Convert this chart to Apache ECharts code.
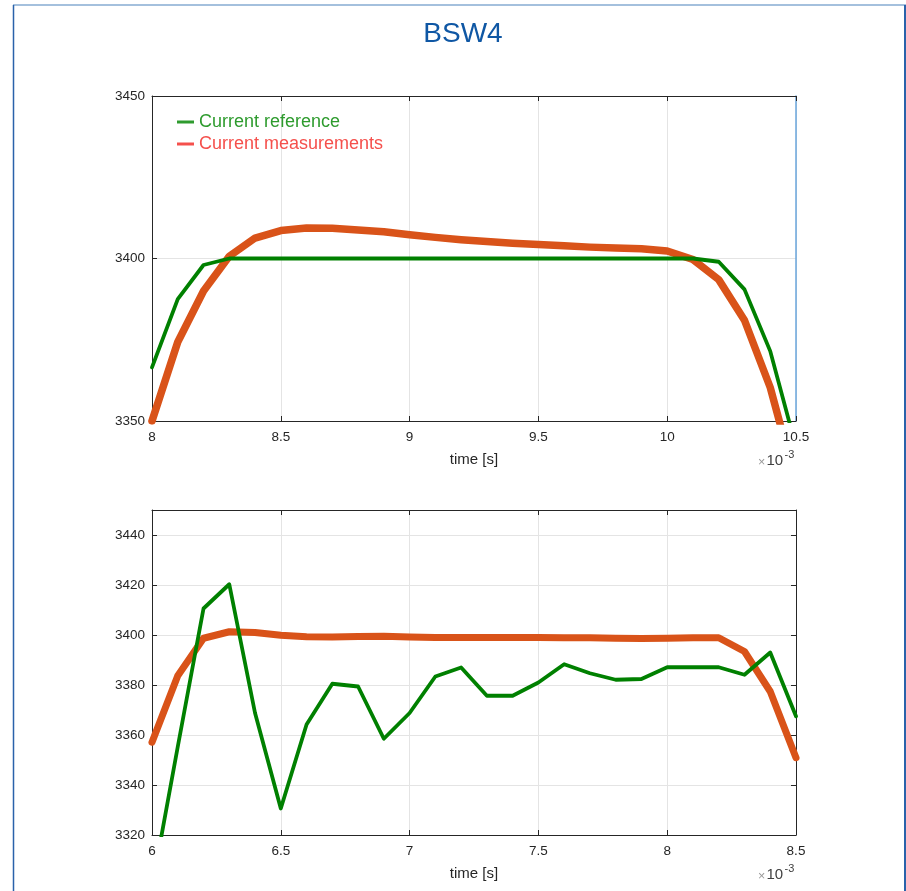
<!DOCTYPE html>
<html>
<head>
<meta charset="utf-8">
<script src="https://cdn.jsdelivr.net/npm/echarts@6/dist/echarts.min.js"></script>
<style>
  html, body { margin: 0; padding: 0; background: #fff; }
  #chart { width: 906px; height: 891px; }
</style>
</head>
<body>
<div id="chart"></div>
<script>
// ---- data (time in ms, the axes carry a x10^-3 multiplier) ----
const titleText = 'BSW4';
const seriesNames = ['Current reference', 'Current measurements'];
const axisTitle = 'time [s]';

const timeTop = [8.0, 8.1, 8.2, 8.3, 8.4, 8.5, 8.6, 8.7, 8.8, 8.9, 9.0, 9.1, 9.2,
                 9.3, 9.4, 9.5, 9.6, 9.7, 9.8, 9.9, 10.0, 10.1, 10.2, 10.3, 10.4, 10.5];
const refTop = [3366.5, 3387.5, 3398, 3400, 3400, 3400, 3400, 3400, 3400, 3400, 3400, 3400, 3400,
                3400, 3400, 3400, 3400, 3400, 3400, 3400, 3400, 3400, 3399, 3390.5, 3371.5, 3342];
const measTop = [3350, 3374.3, 3390, 3400.7, 3406.3, 3408.6, 3409.4, 3409.3, 3408.8, 3408.2, 3407.3, 3406.5, 3405.8,
                 3405.2, 3404.7, 3404.3, 3403.9, 3403.5, 3403.2, 3403.0, 3402.3, 3399.7, 3393.5, 3381, 3360.3, 3331];

const timeBottom = [6.0, 6.1, 6.2, 6.3, 6.4, 6.5, 6.6, 6.7, 6.8, 6.9, 7.0, 7.1, 7.2,
                    7.3, 7.4, 7.5, 7.6, 7.7, 7.8, 7.9, 8.0, 8.1, 8.2, 8.3, 8.4, 8.5];
const refBottom = [3299, 3355.3, 3410.6, 3420.3, 3368.8, 3330.6, 3364.2, 3380.5, 3379.4, 3358.5, 3368.8, 3383.4, 3387,
                   3375.7, 3375.7, 3381, 3388.3, 3384.7, 3382.1, 3382.4, 3387.1, 3387.1, 3387.1, 3384.1, 3393, 3367.5];
const measBottom = [3357.1, 3383.7, 3398.7, 3401.3, 3401.0, 3399.9, 3399.3, 3399.2, 3399.4, 3399.5, 3399.2, 3399.0, 3399.0,
                    3399.0, 3399.0, 3399.0, 3398.9, 3398.9, 3398.7, 3398.6, 3398.7, 3398.9, 3398.9, 3393.4, 3377.4, 3350.9];

// axis ranges: [min, max, interval]
const xRangeTop = [8, 10.5, 0.5];
const yRangeTop = [3350, 3450, 50];
const xRangeBottom = [6, 8.5, 0.5];
const yRangeBottom = [3320, 3450, 20];

// ---- styling ----
const FONT = 'Liberation Sans, Arial, Helvetica, sans-serif';
const AXIS_COLOR = '#262626';
const GRID_COLOR = '#e4e4e4';
const REF_COLOR = '#008000';
const MEAS_COLOR = '#d95319';

const pairs = (xs, ys) => xs.map((x, i) => [x, ys[i]]);
const plain = v => String(Math.round(v * 1000) / 1000);

function boxAxes(gridIndex, xr, yr, rightColor) {
  const tick = { show: true, inside: true, length: 5, lineStyle: { color: AXIS_COLOR, width: 1 } };
  const line = { show: true, lineStyle: { color: AXIS_COLOR, width: 1 } };
  const x = [
    {
      type: 'value', gridIndex, position: 'bottom', min: xr[0], max: xr[1], interval: xr[2],
      axisLine: line, axisTick: tick,
      axisLabel: { color: AXIS_COLOR, fontSize: 13.5, margin: 9, fontFamily: FONT, formatter: plain },
      splitLine: { show: true, lineStyle: { color: GRID_COLOR, width: 1 } },
      name: axisTitle, nameLocation: 'middle', nameGap: 31,
      nameTextStyle: { color: AXIS_COLOR, fontSize: 15, fontFamily: FONT }
    },
    {
      type: 'value', gridIndex, position: 'top', min: xr[0], max: xr[1], interval: xr[2],
      axisLine: line, axisTick: tick, axisLabel: { show: false }, splitLine: { show: false }
    }
  ];
  const y = [
    {
      type: 'value', gridIndex, position: 'left', min: yr[0], max: yr[1], interval: yr[2],
      axisLine: line, axisTick: tick,
      axisLabel: { color: AXIS_COLOR, fontSize: 13.5, margin: 7, fontFamily: FONT, formatter: plain,
                   showMaxLabel: (yr[1] - yr[0]) % yr[2] === 0 },
      splitLine: { show: true, lineStyle: { color: GRID_COLOR, width: 1 } }
    },
    {
      type: 'value', gridIndex, position: 'right', min: yr[0], max: yr[1], interval: yr[2],
      axisLine: { show: true, lineStyle: { color: rightColor || AXIS_COLOR, width: rightColor ? 1.5 : 1 } },
      axisTick: rightColor ? { show: false } : tick,
      axisLabel: { show: false }, splitLine: { show: false }
    }
  ];
  return { x, y };
}

const topAxes = boxAxes(0, xRangeTop, yRangeTop, '#6aa6dc');
const bottomAxes = boxAxes(1, xRangeBottom, yRangeBottom, null);

function lineSeries(name, data, xIdx, yIdx, color, width, z) {
  return {
    type: 'line', name, data, xAxisIndex: xIdx, yAxisIndex: yIdx,
    showSymbol: false, symbol: 'none', smooth: false, clip: true, z,
    lineStyle: { color, width, cap: 'round', join: 'round' },
    itemStyle: { color },
    emphasis: { disabled: true }
  };
}

// small "x10^-3" multiplier next to each time axis
function multiplier(left, cy) {
  const t = (x, y, text, size, fill) => ({
    type: 'text', x, y,
    style: { text, fill, fontSize: size, fontFamily: FONT, align: 'left', verticalAlign: 'middle' }
  });
  return [
    t(left + 1, cy + 1.5, '×', 12.5, '#9a9a9a'),
    t(left + 9.5, cy, '10', 15, '#404040'),
    t(left + 27.5, cy - 6.5, '-3', 11, '#404040')
  ];
}

const chart = echarts.init(document.getElementById('chart'), null, { renderer: 'canvas' });

chart.setOption({
  backgroundColor: '#ffffff',
  animation: false,
  textStyle: { fontFamily: FONT },
  grid: [
    { left: 152, top: 96, width: 644, height: 325, containLabel: false },
    { left: 152, top: 510, width: 644, height: 325, containLabel: false }
  ],
  xAxis: [...topAxes.x, ...bottomAxes.x],
  yAxis: [...topAxes.y, ...bottomAxes.y],
  legend: {
    left: 172, top: 108, orient: 'vertical', itemGap: 4,
    itemWidth: 17, itemHeight: 3, icon: 'rect',
    selectedMode: false,
    textStyle: { fontSize: 18, fontFamily: FONT },
    data: [
      { name: seriesNames[0], itemStyle: { color: '#2e9b2e' }, textStyle: { color: '#2e9b2e' } },
      { name: seriesNames[1], itemStyle: { color: '#f5504c' }, textStyle: { color: '#f5504c' } }
    ]
  },
  series: [
    lineSeries(seriesNames[1], pairs(timeTop, measTop), 0, 0, MEAS_COLOR, 7.5, 2),
    lineSeries(seriesNames[0], pairs(timeTop, refTop), 0, 0, REF_COLOR, 3.8, 3),
    lineSeries(seriesNames[1], pairs(timeBottom, measBottom), 2, 2, MEAS_COLOR, 7, 2),
    lineSeries(seriesNames[0], pairs(timeBottom, refBottom), 2, 2, REF_COLOR, 3.8, 3)
  ],
  graphic: [
    // figure frame
    { type: 'line', shape: { x1: 13, y1: 5, x2: 906, y2: 5 }, style: { stroke: '#86abd2', lineWidth: 1.5 } },
    { type: 'line', shape: { x1: 13.5, y1: 5, x2: 13.5, y2: 891 }, style: { stroke: '#2a62aa', lineWidth: 1.5 } },
    { type: 'line', shape: { x1: 905, y1: 5, x2: 905, y2: 891 }, style: { stroke: '#2a62aa', lineWidth: 2 } },
    { type: 'text', x: 463, y: 34,
      style: { text: titleText, fill: '#0f57a4', fontSize: 28, fontFamily: FONT, align: 'center', verticalAlign: 'middle' } },
    ...multiplier(757, 461),
    ...multiplier(757, 875)
  ]
});
</script>
</body>
</html>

* **Brief**:
Only the lines from the top of the data through the line with "const yRangeBottom = [3320, 3450, 20];" should be quoted, exactly and with both ends kept; skip the pictures.

* **Response**:
Convert this chart to Apache ECharts code.
<!DOCTYPE html>
<html>
<head>
<meta charset="utf-8">
<script src="https://cdn.jsdelivr.net/npm/echarts@6/dist/echarts.min.js"></script>
<style>
  html, body { margin: 0; padding: 0; background: #fff; }
  #chart { width: 906px; height: 891px; }
</style>
</head>
<body>
<div id="chart"></div>
<script>
// ---- data (time in ms, the axes carry a x10^-3 multiplier) ----
const titleText = 'BSW4';
const seriesNames = ['Current reference', 'Current measurements'];
const axisTitle = 'time [s]';

const timeTop = [8.0, 8.1, 8.2, 8.3, 8.4, 8.5, 8.6, 8.7, 8.8, 8.9, 9.0, 9.1, 9.2,
                 9.3, 9.4, 9.5, 9.6, 9.7, 9.8, 9.9, 10.0, 10.1, 10.2, 10.3, 10.4, 10.5];
const refTop = [3366.5, 3387.5, 3398, 3400, 3400, 3400, 3400, 3400, 3400, 3400, 3400, 3400, 3400,
                3400, 3400, 3400, 3400, 3400, 3400, 3400, 3400, 3400, 3399, 3390.5, 3371.5, 3342];
const measTop = [3350, 3374.3, 3390, 3400.7, 3406.3, 3408.6, 3409.4, 3409.3, 3408.8, 3408.2, 3407.3, 3406.5, 3405.8,
                 3405.2, 3404.7, 3404.3, 3403.9, 3403.5, 3403.2, 3403.0, 3402.3, 3399.7, 3393.5, 3381, 3360.3, 3331];

const timeBottom = [6.0, 6.1, 6.2, 6.3, 6.4, 6.5, 6.6, 6.7, 6.8, 6.9, 7.0, 7.1, 7.2,
                    7.3, 7.4, 7.5, 7.6, 7.7, 7.8, 7.9, 8.0, 8.1, 8.2, 8.3, 8.4, 8.5];
const refBottom = [3299, 3355.3, 3410.6, 3420.3, 3368.8, 3330.6, 3364.2, 3380.5, 3379.4, 3358.5, 3368.8, 3383.4, 3387,
                   3375.7, 3375.7, 3381, 3388.3, 3384.7, 3382.1, 3382.4, 3387.1, 3387.1, 3387.1, 3384.1, 3393, 3367.5];
const measBottom = [3357.1, 3383.7, 3398.7, 3401.3, 3401.0, 3399.9, 3399.3, 3399.2, 3399.4, 3399.5, 3399.2, 3399.0, 3399.0,
                    3399.0, 3399.0, 3399.0, 3398.9, 3398.9, 3398.7, 3398.6, 3398.7, 3398.9, 3398.9, 3393.4, 3377.4, 3350.9];

// axis ranges: [min, max, interval]
const xRangeTop = [8, 10.5, 0.5];
const yRangeTop = [3350, 3450, 50];
const xRangeBottom = [6, 8.5, 0.5];
const yRangeBottom = [3320, 3450, 20];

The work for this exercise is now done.